Students learn to fishtail their vessels at high speed, drive off intruders with high-pressure water hoses and illuminate their decks with floodlights.
Anti-piracy training is not new. Nor are the techniques. But the lessons have taken on new urgency because of the number of attacks in 2008 by outlaws who seize ships and hold them for ransom.
At the California Maritime Academy in Vallejo, professor Donna Nincic teaches two courses on piracy.
"If I've done anything, I've shown them that this isn't a joke, it's not about parrots and eye patches and Blackbeard and all that," Nincic said. "It's very real, and it's a problem without an easy solution."
Emily Rizzo, a student at the Massachusetts Maritime Academy in Buzzards Bay, worked aboard a 760-foot cargo ship last year as part of her training. As the vessel sailed the Malacca Straits in Southeast Asia, she served on "pirate watches," learned to use hoses and took part in drills with alarms indicating the ship had been boarded.
The training "brought to light just how serious it is," said Rizzo, a 22-year-old senior from Milwaukee. "The pirates can get on board these huge ships and they know what they're doing."
The International Maritime Bureau reported 293 piracy incidents in 2008, an increase of 11 percent from the year before. Forty-nine vessels were hijacked, and 889 crew members were taken hostage. Eleven were killed, and 21 were reported missing and presumed dead, according to the bureau.
Often the pirates are armed with knives and guns. Pirates off the coast of Somalia have taken to firing automatic weapons and rocket-propelled grenades. Piracy hot spots have been identified off East Africa and in Southeast Asia, South America and the Caribbean.

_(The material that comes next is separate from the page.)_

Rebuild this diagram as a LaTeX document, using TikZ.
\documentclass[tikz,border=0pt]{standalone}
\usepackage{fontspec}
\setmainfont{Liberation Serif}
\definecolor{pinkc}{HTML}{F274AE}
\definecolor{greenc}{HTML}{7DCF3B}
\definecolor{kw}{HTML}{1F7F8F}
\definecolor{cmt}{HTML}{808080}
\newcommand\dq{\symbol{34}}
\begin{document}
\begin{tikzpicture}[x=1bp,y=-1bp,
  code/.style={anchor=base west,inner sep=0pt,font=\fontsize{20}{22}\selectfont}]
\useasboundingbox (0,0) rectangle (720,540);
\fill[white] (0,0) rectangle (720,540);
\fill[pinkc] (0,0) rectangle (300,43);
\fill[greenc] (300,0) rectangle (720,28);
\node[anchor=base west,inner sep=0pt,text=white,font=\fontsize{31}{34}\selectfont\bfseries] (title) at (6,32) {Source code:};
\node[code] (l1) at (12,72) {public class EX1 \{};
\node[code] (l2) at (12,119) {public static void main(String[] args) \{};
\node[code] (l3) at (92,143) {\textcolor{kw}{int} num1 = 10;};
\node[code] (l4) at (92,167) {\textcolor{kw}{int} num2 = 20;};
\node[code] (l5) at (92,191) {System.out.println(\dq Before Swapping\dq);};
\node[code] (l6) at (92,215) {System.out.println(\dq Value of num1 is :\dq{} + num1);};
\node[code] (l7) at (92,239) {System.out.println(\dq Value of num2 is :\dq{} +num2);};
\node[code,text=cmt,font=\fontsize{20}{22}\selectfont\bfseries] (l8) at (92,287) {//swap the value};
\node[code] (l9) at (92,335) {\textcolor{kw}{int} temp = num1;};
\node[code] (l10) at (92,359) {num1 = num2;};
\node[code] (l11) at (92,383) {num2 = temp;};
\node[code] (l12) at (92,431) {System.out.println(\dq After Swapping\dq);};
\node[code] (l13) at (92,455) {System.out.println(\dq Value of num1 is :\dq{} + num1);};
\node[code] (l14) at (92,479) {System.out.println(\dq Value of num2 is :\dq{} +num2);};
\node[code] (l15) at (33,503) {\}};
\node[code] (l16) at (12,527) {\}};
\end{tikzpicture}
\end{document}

It is illegal for crews to carry weapons in the territorial waters of many nations, and ship captains are wary of arming crew members for fear of mutinies, Nincic said. Also, some worry that arming crew members would cause the violence to escalate.
Instead, the best defense is vigilance, Nincic tells students.
"If you demonstrate a culture of awareness, that you look like you know you're in pirate waters and are clearly standing watch, patrolling, et cetera, the pirates know you're going to be more difficult to board and are possibly going to wait for the next ship and board the one that's easier," she said.